> [TO BE DONE] Reproduce the listing that follows with no differences at all.

> [MATERIAL]
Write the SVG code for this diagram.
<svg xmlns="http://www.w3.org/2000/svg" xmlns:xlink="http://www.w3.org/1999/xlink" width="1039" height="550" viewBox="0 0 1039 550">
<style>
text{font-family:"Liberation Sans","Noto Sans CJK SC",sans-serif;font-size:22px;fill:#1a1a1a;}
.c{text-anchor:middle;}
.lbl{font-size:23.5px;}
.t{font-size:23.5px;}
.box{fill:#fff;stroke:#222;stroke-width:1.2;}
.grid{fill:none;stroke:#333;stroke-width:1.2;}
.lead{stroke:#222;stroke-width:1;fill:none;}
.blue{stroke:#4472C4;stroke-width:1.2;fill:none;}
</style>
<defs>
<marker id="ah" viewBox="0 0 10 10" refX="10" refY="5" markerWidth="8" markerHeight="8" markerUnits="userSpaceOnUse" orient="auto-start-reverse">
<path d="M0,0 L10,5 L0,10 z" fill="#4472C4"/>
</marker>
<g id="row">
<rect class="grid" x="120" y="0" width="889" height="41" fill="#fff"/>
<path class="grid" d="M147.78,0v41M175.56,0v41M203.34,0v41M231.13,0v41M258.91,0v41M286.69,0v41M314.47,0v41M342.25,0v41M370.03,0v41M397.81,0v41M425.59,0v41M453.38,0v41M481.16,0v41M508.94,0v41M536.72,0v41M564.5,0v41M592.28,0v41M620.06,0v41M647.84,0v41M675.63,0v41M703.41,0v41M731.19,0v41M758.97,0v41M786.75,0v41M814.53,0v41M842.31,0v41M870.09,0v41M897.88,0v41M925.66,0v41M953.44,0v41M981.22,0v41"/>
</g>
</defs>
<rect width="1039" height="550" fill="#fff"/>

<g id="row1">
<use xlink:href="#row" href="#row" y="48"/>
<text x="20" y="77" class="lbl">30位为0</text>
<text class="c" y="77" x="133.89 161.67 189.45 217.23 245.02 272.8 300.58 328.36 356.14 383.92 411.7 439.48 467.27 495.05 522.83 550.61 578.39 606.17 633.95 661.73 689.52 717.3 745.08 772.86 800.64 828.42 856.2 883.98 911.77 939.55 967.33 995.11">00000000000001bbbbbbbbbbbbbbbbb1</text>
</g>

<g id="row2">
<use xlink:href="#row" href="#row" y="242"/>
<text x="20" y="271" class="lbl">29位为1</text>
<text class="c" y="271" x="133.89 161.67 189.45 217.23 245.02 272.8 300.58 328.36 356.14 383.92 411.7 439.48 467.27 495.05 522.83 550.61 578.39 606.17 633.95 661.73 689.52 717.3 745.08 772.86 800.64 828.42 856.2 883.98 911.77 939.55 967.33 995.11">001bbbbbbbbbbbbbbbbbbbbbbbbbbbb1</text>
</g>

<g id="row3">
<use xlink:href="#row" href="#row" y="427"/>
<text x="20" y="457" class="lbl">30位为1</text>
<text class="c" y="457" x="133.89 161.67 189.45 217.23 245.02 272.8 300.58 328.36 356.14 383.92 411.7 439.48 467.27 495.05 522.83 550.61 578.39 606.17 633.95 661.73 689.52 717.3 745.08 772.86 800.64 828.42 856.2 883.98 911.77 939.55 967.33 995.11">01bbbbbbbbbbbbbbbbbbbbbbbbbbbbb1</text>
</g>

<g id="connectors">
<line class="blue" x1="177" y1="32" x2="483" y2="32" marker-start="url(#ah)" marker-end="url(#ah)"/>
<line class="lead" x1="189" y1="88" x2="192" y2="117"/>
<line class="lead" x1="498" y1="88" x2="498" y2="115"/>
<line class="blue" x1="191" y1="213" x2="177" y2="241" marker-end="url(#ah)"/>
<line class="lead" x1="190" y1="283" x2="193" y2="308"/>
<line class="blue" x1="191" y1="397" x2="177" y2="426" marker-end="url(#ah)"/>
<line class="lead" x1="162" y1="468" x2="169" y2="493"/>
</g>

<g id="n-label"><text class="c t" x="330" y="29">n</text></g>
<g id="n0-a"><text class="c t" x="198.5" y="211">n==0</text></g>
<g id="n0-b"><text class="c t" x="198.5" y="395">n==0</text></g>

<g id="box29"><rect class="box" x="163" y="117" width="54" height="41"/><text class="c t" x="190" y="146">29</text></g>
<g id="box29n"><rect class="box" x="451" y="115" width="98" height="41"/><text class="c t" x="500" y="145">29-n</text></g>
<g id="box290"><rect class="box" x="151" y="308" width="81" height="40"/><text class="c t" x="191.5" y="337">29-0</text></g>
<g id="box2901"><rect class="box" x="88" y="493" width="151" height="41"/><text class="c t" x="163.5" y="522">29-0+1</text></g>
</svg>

> [FINAL ANSWER]
Write the SVG code for this diagram.
<svg xmlns="http://www.w3.org/2000/svg" xmlns:xlink="http://www.w3.org/1999/xlink" width="1039" height="550" viewBox="0 0 1039 550">
<style>
text{font-family:"Liberation Sans","Noto Sans CJK SC",sans-serif;font-size:22px;fill:#1a1a1a;}
.c{text-anchor:middle;}
.lbl{font-size:23.5px;}
.t{font-size:23.5px;}
.box{fill:#fff;stroke:#222;stroke-width:1.2;}
.grid{fill:none;stroke:#333;stroke-width:1.2;}
.lead{stroke:#222;stroke-width:1;fill:none;}
.blue{stroke:#4472C4;stroke-width:1.2;fill:none;}
</style>
<defs>
<marker id="ah" viewBox="0 0 10 10" refX="10" refY="5" markerWidth="8" markerHeight="8" markerUnits="userSpaceOnUse" orient="auto-start-reverse">
<path d="M0,0 L10,5 L0,10 z" fill="#4472C4"/>
</marker>
<g id="row">
<rect class="grid" x="120" y="0" width="889" height="41" fill="#fff"/>
<path class="grid" d="M147.78,0v41M175.56,0v41M203.34,0v41M231.13,0v41M258.91,0v41M286.69,0v41M314.47,0v41M342.25,0v41M370.03,0v41M397.81,0v41M425.59,0v41M453.38,0v41M481.16,0v41M508.94,0v41M536.72,0v41M564.5,0v41M592.28,0v41M620.06,0v41M647.84,0v41M675.63,0v41M703.41,0v41M731.19,0v41M758.97,0v41M786.75,0v41M814.53,0v41M842.31,0v41M870.09,0v41M897.88,0v41M925.66,0v41M953.44,0v41M981.22,0v41"/>
</g>
</defs>
<rect width="1039" height="550" fill="#fff"/>

<g id="row1">
<use xlink:href="#row" href="#row" y="48"/>
<text x="20" y="77" class="lbl">30位为0</text>
<text class="c" y="77" x="133.89 161.67 189.45 217.23 245.02 272.8 300.58 328.36 356.14 383.92 411.7 439.48 467.27 495.05 522.83 550.61 578.39 606.17 633.95 661.73 689.52 717.3 745.08 772.86 800.64 828.42 856.2 883.98 911.77 939.55 967.33 995.11">00000000000001bbbbbbbbbbbbbbbbb1</text>
</g>

<g id="row2">
<use xlink:href="#row" href="#row" y="242"/>
<text x="20" y="271" class="lbl">29位为1</text>
<text class="c" y="271" x="133.89 161.67 189.45 217.23 245.02 272.8 300.58 328.36 356.14 383.92 411.7 439.48 467.27 495.05 522.83 550.61 578.39 606.17 633.95 661.73 689.52 717.3 745.08 772.86 800.64 828.42 856.2 883.98 911.77 939.55 967.33 995.11">001bbbbbbbbbbbbbbbbbbbbbbbbbbbb1</text>
</g>

<g id="row3">
<use xlink:href="#row" href="#row" y="427"/>
<text x="20" y="457" class="lbl">30位为1</text>
<text class="c" y="457" x="133.89 161.67 189.45 217.23 245.02 272.8 300.58 328.36 356.14 383.92 411.7 439.48 467.27 495.05 522.83 550.61 578.39 606.17 633.95 661.73 689.52 717.3 745.08 772.86 800.64 828.42 856.2 883.98 911.77 939.55 967.33 995.11">01bbbbbbbbbbbbbbbbbbbbbbbbbbbbb1</text>
</g>

<g id="connectors">
<line class="blue" x1="177" y1="32" x2="483" y2="32" marker-start="url(#ah)" marker-end="url(#ah)"/>
<line class="lead" x1="189" y1="88" x2="192" y2="117"/>
<line class="lead" x1="498" y1="88" x2="498" y2="115"/>
<line class="blue" x1="191" y1="213" x2="177" y2="241" marker-end="url(#ah)"/>
<line class="lead" x1="190" y1="283" x2="193" y2="308"/>
<line class="blue" x1="191" y1="397" x2="177" y2="426" marker-end="url(#ah)"/>
<line class="lead" x1="162" y1="468" x2="169" y2="493"/>
</g>

<g id="n-label"><text class="c t" x="330" y="29">n</text></g>
<g id="n0-a"><text class="c t" x="198.5" y="211">n==0</text></g>
<g id="n0-b"><text class="c t" x="198.5" y="395">n==0</text></g>

<g id="box29"><rect class="box" x="163" y="117" width="54" height="41"/><text class="c t" x="190" y="146">29</text></g>
<g id="box29n"><rect class="box" x="451" y="115" width="98" height="41"/><text class="c t" x="500" y="145">29-n</text></g>
<g id="box290"><rect class="box" x="151" y="308" width="81" height="40"/><text class="c t" x="191.5" y="337">29-0</text></g>
<g id="box2901"><rect class="box" x="88" y="493" width="151" height="41"/><text class="c t" x="163.5" y="522">29-0+1</text></g>
</svg>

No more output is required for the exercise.